** start **
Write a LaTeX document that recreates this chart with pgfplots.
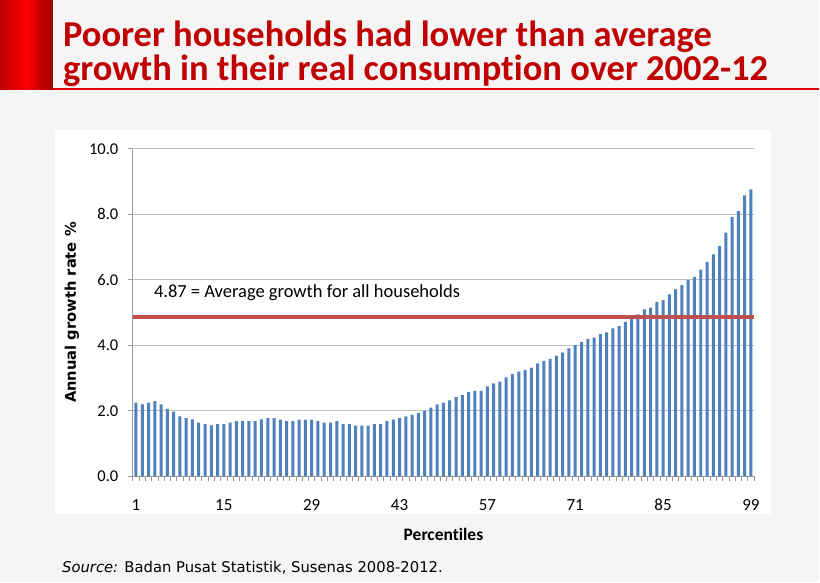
\documentclass[border=0pt]{standalone}
\usepackage{pgfplots}
\pgfplotsset{compat=1.18}
\usepackage{fontspec}
\setmainfont{Carlito}[Ligatures=NoCommon]
\newfontfamily\srcfont{DejaVu Sans}
\definecolor{barblue}{HTML}{4F81BD}
\definecolor{avgred}{HTML}{C0504D}
\definecolor{titlered}{HTML}{C00000}
\definecolor{gridgray}{HTML}{BFBFBF}
\definecolor{axgray}{HTML}{999999}
\pgfplotstableread{
x y
1 2.25
2 2.20
3 2.25
4 2.30
5 2.20
6 2.06
7 1.98
8 1.83
9 1.78
10 1.74
11 1.64
12 1.60
13 1.56
14 1.60
15 1.60
16 1.64
17 1.69
18 1.69
19 1.69
20 1.69
21 1.74
22 1.78
23 1.78
24 1.73
25 1.69
26 1.69
27 1.73
28 1.73
29 1.73
30 1.69
31 1.64
32 1.64
33 1.69
34 1.60
35 1.60
36 1.55
37 1.55
38 1.55
39 1.60
40 1.60
41 1.69
42 1.73
43 1.78
44 1.83
45 1.88
46 1.93
47 2.00
48 2.10
49 2.20
50 2.25
51 2.32
52 2.42
53 2.48
54 2.57
55 2.61
56 2.61
57 2.75
58 2.84
59 2.89
60 3.02
61 3.12
62 3.20
63 3.25
64 3.32
65 3.45
66 3.53
67 3.58
68 3.69
69 3.78
70 3.91
71 4.01
72 4.11
73 4.19
74 4.24
75 4.34
76 4.40
77 4.52
78 4.59
79 4.72
80 4.87
81 4.95
82 5.10
83 5.15
84 5.33
85 5.38
86 5.56
87 5.71
88 5.84
89 5.99
90 6.09
91 6.31
92 6.55
93 6.78
94 7.03
95 7.44
96 7.92
97 8.10
98 8.58
99 8.76
}\growth
\begin{document}
\begin{tikzpicture}
\fill[black!4] (0pt,0pt) rectangle (820pt,583pt);
\fill[white] (55pt,68pt) rectangle (772pt,453pt);
\shade[left color=red!75!black, right color=red!60!black, middle color=red] (0pt,493pt) rectangle (53pt,583pt);
\draw[red!90!black, line width=2pt] (53pt,494pt) -- (820pt,494pt);
\node[anchor=base west, inner sep=0pt, text=titlered, font=\fontsize{36.5}{40}\bfseries\selectfont] at (63pt,536pt) {Poorer households had lower than average};
\node[anchor=base west, inner sep=0pt, text=titlered, font=\fontsize{36.5}{40}\bfseries\selectfont] at (63pt,502pt) {growth in their real consumption over 2002-12};
\node[anchor=base west, inner sep=0pt, font=\srcfont\fontsize{14.8}{17}\selectfont] at (62pt,10pt) {\textit{Source:} Badan Pusat Statistik, Susenas 2008-2012.};
\begin{axis}[
  at={(133pt,106pt)}, anchor=south west,
  scale only axis, width=622pt, height=328pt,
  xmin=0.5, xmax=99.5, ymin=0, ymax=10,
  axis x line*=bottom, axis y line*=left,
  axis line style={axgray, line width=0.8pt},
  tick align=outside,
  ytick={0,2,...,10},
  ymajorgrids, grid style={gridgray, line width=0.8pt},
  major tick length=5pt,
  tick style={axgray, line width=0.8pt},
  xtick={0.5,1.5,...,99.5},
  xticklabels={},
  extra x ticks={1,15,29,43,57,71,85,99},
  extra x tick style={major tick length=0pt, grid=none},
  /pgf/number format/assume math mode=true,
  xticklabel style={font=\fontsize{17}{20}\selectfont, anchor=base, yshift=-34pt},
  yticklabel style={font=\fontsize{16.5}{19}\selectfont, xshift=-6pt, /pgf/number format/fixed, /pgf/number format/fixed zerofill, /pgf/number format/precision=1},
  xlabel={Percentiles},
  ylabel={Annual growth rate \%},
  xlabel style={font=\fontsize{17.5}{20}\bfseries\selectfont, at={(axis description cs:0.5,-0.177)}, anchor=center},
  ylabel style={font=\srcfont\fontsize{14.7}{17}\bfseries\selectfont, at={(axis description cs:-0.098,0.5)}, anchor=center},
  clip=false,
]
\addplot[ybar, bar width=3pt, fill=barblue, draw=none] table[x=x,y=y] {\growth};
\addplot[avgred, line width=4pt, line cap=butt] coordinates {(0.5,4.87) (99.5,4.87)};
\node[anchor=west, inner sep=0pt, font=\fontsize{18.5}{21}\selectfont] at (axis cs:3.85,5.61) {4.87 = Average growth for all households};
\end{axis}
\end{tikzpicture}
\end{document}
** end **
- Given problem:
Your task is an exact transcription of all the data, minus the pictures.

- Solution:
Write a LaTeX document that recreates this chart with pgfplots.
\documentclass[border=0pt]{standalone}
\usepackage{pgfplots}
\pgfplotsset{compat=1.18}
\usepackage{fontspec}
\setmainfont{Carlito}[Ligatures=NoCommon]
\newfontfamily\srcfont{DejaVu Sans}
\definecolor{barblue}{HTML}{4F81BD}
\definecolor{avgred}{HTML}{C0504D}
\definecolor{titlered}{HTML}{C00000}
\definecolor{gridgray}{HTML}{BFBFBF}
\definecolor{axgray}{HTML}{999999}
\pgfplotstableread{
x y
1 2.25
2 2.20
3 2.25
4 2.30
5 2.20
6 2.06
7 1.98
8 1.83
9 1.78
10 1.74
11 1.64
12 1.60
13 1.56
14 1.60
15 1.60
16 1.64
17 1.69
18 1.69
19 1.69
20 1.69
21 1.74
22 1.78
23 1.78
24 1.73
25 1.69
26 1.69
27 1.73
28 1.73
29 1.73
30 1.69
31 1.64
32 1.64
33 1.69
34 1.60
35 1.60
36 1.55
37 1.55
38 1.55
39 1.60
40 1.60
41 1.69
42 1.73
43 1.78
44 1.83
45 1.88
46 1.93
47 2.00
48 2.10
49 2.20
50 2.25
51 2.32
52 2.42
53 2.48
54 2.57
55 2.61
56 2.61
57 2.75
58 2.84
59 2.89
60 3.02
61 3.12
62 3.20
63 3.25
64 3.32
65 3.45
66 3.53
67 3.58
68 3.69
69 3.78
70 3.91
71 4.01
72 4.11
73 4.19
74 4.24
75 4.34
76 4.40
77 4.52
78 4.59
79 4.72
80 4.87
81 4.95
82 5.10
83 5.15
84 5.33
85 5.38
86 5.56
87 5.71
88 5.84
89 5.99
90 6.09
91 6.31
92 6.55
93 6.78
94 7.03
95 7.44
96 7.92
97 8.10
98 8.58
99 8.76
}\growth
\begin{document}
\begin{tikzpicture}
\fill[black!4] (0pt,0pt) rectangle (820pt,583pt);
\fill[white] (55pt,68pt) rectangle (772pt,453pt);
\shade[left color=red!75!black, right color=red!60!black, middle color=red] (0pt,493pt) rectangle (53pt,583pt);
\draw[red!90!black, line width=2pt] (53pt,494pt) -- (820pt,494pt);
\node[anchor=base west, inner sep=0pt, text=titlered, font=\fontsize{36.5}{40}\bfseries\selectfont] at (63pt,536pt) {Poorer households had lower than average};
\node[anchor=base west, inner sep=0pt, text=titlered, font=\fontsize{36.5}{40}\bfseries\selectfont] at (63pt,502pt) {growth in their real consumption over 2002-12};
\node[anchor=base west, inner sep=0pt, font=\srcfont\fontsize{14.8}{17}\selectfont] at (62pt,10pt) {\textit{Source:} Badan Pusat Statistik, Susenas 2008-2012.};
\begin{axis}[
  at={(133pt,106pt)}, anchor=south west,
  scale only axis, width=622pt, height=328pt,
  xmin=0.5, xmax=99.5, ymin=0, ymax=10,
  axis x line*=bottom, axis y line*=left,
  axis line style={axgray, line width=0.8pt},
  tick align=outside,
  ytick={0,2,...,10},
  ymajorgrids, grid style={gridgray, line width=0.8pt},
  major tick length=5pt,
  tick style={axgray, line width=0.8pt},
  xtick={0.5,1.5,...,99.5},
  xticklabels={},
  extra x ticks={1,15,29,43,57,71,85,99},
  extra x tick style={major tick length=0pt, grid=none},
  /pgf/number format/assume math mode=true,
  xticklabel style={font=\fontsize{17}{20}\selectfont, anchor=base, yshift=-34pt},
  yticklabel style={font=\fontsize{16.5}{19}\selectfont, xshift=-6pt, /pgf/number format/fixed, /pgf/number format/fixed zerofill, /pgf/number format/precision=1},
  xlabel={Percentiles},
  ylabel={Annual growth rate \%},
  xlabel style={font=\fontsize{17.5}{20}\bfseries\selectfont, at={(axis description cs:0.5,-0.177)}, anchor=center},
  ylabel style={font=\srcfont\fontsize{14.7}{17}\bfseries\selectfont, at={(axis description cs:-0.098,0.5)}, anchor=center},
  clip=false,
]
\addplot[ybar, bar width=3pt, fill=barblue, draw=none] table[x=x,y=y] {\growth};
\addplot[avgred, line width=4pt, line cap=butt] coordinates {(0.5,4.87) (99.5,4.87)};
\node[anchor=west, inner sep=0pt, font=\fontsize{18.5}{21}\selectfont] at (axis cs:3.85,5.61) {4.87 = Average growth for all households};
\end{axis}
\end{tikzpicture}
\end{document}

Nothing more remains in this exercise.